Salgının kapitalist sistemle bire bir bağlantılı olduğunu kaydeden Katırcıoğlu, bu sistemin dünyanın bütün dengelerini bozduğunun ve bozmaya da devam ettiğinin altını çizdi. Bu açıdan dünyanın geriye doğru bakıp nerede yanlış yaptık diye sorması gerektiğini ifade eden Katırcıoğlu, “Yeşiller 1970’li yıllarda kendilerine bu soruyu temelde sordular. Gidecek başka bir dünyamız olmadığının farkına vardılar ve bundan yola çıkarak bir tavır ortaya koydular. Şimdi daha derin bir sorunla karşı karşıyayız ve gerçekten daha dayanışmacı, daha sorunları çözmeye yönelik, daha az hırslı, kapitalizm karşısında daha kooperatif modeller bulma konusu önümüzdeki dönemin temel soruları olacak.

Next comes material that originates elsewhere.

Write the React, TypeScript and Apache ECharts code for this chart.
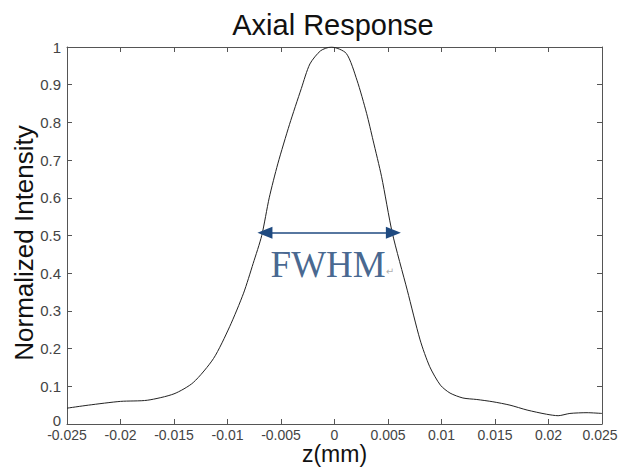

Burada Türkiye’ye düşen bu gidişatı dikkate almaktır. Ülke olarak toplumsal dayanışmacı bir yapımız var fakat bu dayanışmacı yapının bir vizyon olarak değerlendirilmesi gerekir. Bu yapı kötü sonuçlar gibi iyi sonuçlar da üretebilir. İyi sonuçlar üretebilmesi için daha demokrat olmamız, insanların sorunlarını daha fazla dinlememiz gerekir” dedi.